Confronté à maintes fois à des commandes de gâteaux aux enjeux ou intentions parfois démoniaques, le pâtissier avoue déjouer ces actions maléfiques. Mettre sa confiance en Dieu, affirme-t-il, vous pouvez les déstabiliser. « Les attaques, on a tellement reçues. Pendant les mariages, lorsque nous confectionnons les gâteaux, l’esprit de Dieu intervient. Quand nous travaillons et qu’il y a des attaques, nous les ressentons, explique-t-il. Quand vous êtes attaqués pendant votre mariage, moi je ressens ».

Pour repousser les attaques nuisibles de l’ennemi, Serge Eric se propose des moments de jeûne et de prières lorsqu’il est sollicité pour la fabrication de gâteaux. Les témoignages d’attaques en foisonnent, car, à chaque fois qu’il est sollicité par un client, il en paye les frais.

« J’ai failli perdre ma vie, en 2005. Un couple m’a demandé de faire son gâteau de mariage. Les mariés sont tombés malades et paralysés. Ce n’est qu’à la veille, qu’ils ont pu marcher.
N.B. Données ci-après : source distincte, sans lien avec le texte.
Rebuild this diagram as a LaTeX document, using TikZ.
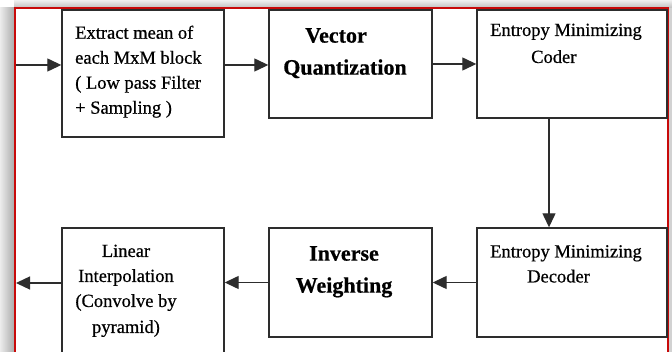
\documentclass[tikz,border=0pt]{standalone}
\usepackage{fontspec}
\setmainfont{Liberation Serif}[FakeBold=0.6]
\newfontfamily\labelfont{Liberation Serif}[FakeBold=0.6]
\usetikzlibrary{arrows.meta}
\definecolor{inkgray}{RGB}{45,45,45}
\definecolor{framered}{RGB}{200,10,10}
\begin{document}
\begin{tikzpicture}[x=1pt,y=-1pt,
  blk/.style={draw=inkgray, line width=1.4pt, inner sep=0pt, fill=white},
  arr/.style={draw=inkgray, line width=1.3pt, -{Triangle[length=14pt,width=13pt]}},
  txt/.style={font=\labelfont\fontsize{18.5}{25}\selectfont\addfontfeature{FakeBold=0.6}, inner sep=0pt, align=left, text=black},
  hdr/.style={font=\fontsize{22}{32}\selectfont\bfseries, inner sep=0pt, align=center, text=black}]
\useasboundingbox (0,0) rectangle (672,352);
\clip (0,0) rectangle (672,352);

% page shadow and frame
\fill[white] (0,0) rectangle (672,352);
\shade[left color=gray!15, right color=gray!65] (0,8) rectangle (14,352);
\shade[top color=gray!12, bottom color=gray!50] (14,0) rectangle (672,8);
\fill[gray!35] (669,8) rectangle (672,352);
\draw[framered, line width=2pt] (15,8) rectangle (668,420);

% blocks
\node[blk, minimum width=162pt, minimum height=127pt] (b1) at (143,73.5) {};
\node[blk, minimum width=163pt, minimum height=108pt] (b2) at (350.5,64) {};
\node[blk, minimum width=190pt, minimum height=108pt] (b3) at (572,64) {};
\node[blk, minimum width=190pt, minimum height=109pt] (b4) at (572,282.5) {};
\node[blk, minimum width=163pt, minimum height=109pt] (b5) at (350.5,282.5) {};
\node[blk, minimum width=162pt, minimum height=140pt] (b6) at (143,298) {};

% labels
\node[txt, anchor=north west] (t1) at (75,25.5) {Extract mean of\\each MxM block\\( Low pass Filter\\+ Sampling )};
\node[hdr, anchor=north] (t2) at (345,28) {Vector\hspace*{18pt}\\Quantization};
\node[txt, anchor=north west] (t3) at (490,23.5) {Entropy Minimizing\\[2pt]\hspace*{41pt}Coder};
\node[txt, anchor=north west] (t4) at (490,245) {Entropy Minimizing\\\hspace*{37pt}Decoder};
\node[hdr, anchor=north] (t5) at (344,246) {Inverse\\Weighting};
\node[txt, align=center, anchor=north] (t6) at (126,244.5) {Linear\\Interpolation\\(Convolve by\\[1pt]pyramid)};

% connectors
\coordinate (in) at (16,65);
\coordinate (out) at (16,283);
\coordinate (dn) at (549,0);
\draw[arr] (in) -- (in -| b1.west);
\draw[arr] (b1.east |- in) -- (b2.west |- in);
\draw[arr] (b2.east) -- (b3.west);
\draw[arr] (b3.south -| dn) -- (b4.north -| dn);
\draw[arr] (b4.west) -- (b5.east);
\draw[arr] (b5.west) -- (b6.east |- b5.west);
\draw[arr] (b6.west |- out) -- (out);
\end{tikzpicture}
\end{document}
On m’appelle à la veille me demandant de venir prendre l’argent du gâteau parce qu’ils affirment qu’ils sont en train de mener un combat. Je me rends au niveau de Liberté Adjamé, je récupère l’argent. Une fois au pont Houphouët-Boigny, mon véhicule se cale dans le noir, vers 20h, en plein virage. A peine je descends, une automobiliste a failli me tuer », témoigne Yepié. « L’avance de l’argent qui m’a été remis cette soirée, une fois arrivé à la maison, je l’avais plus dans les poches de mon pantalon ».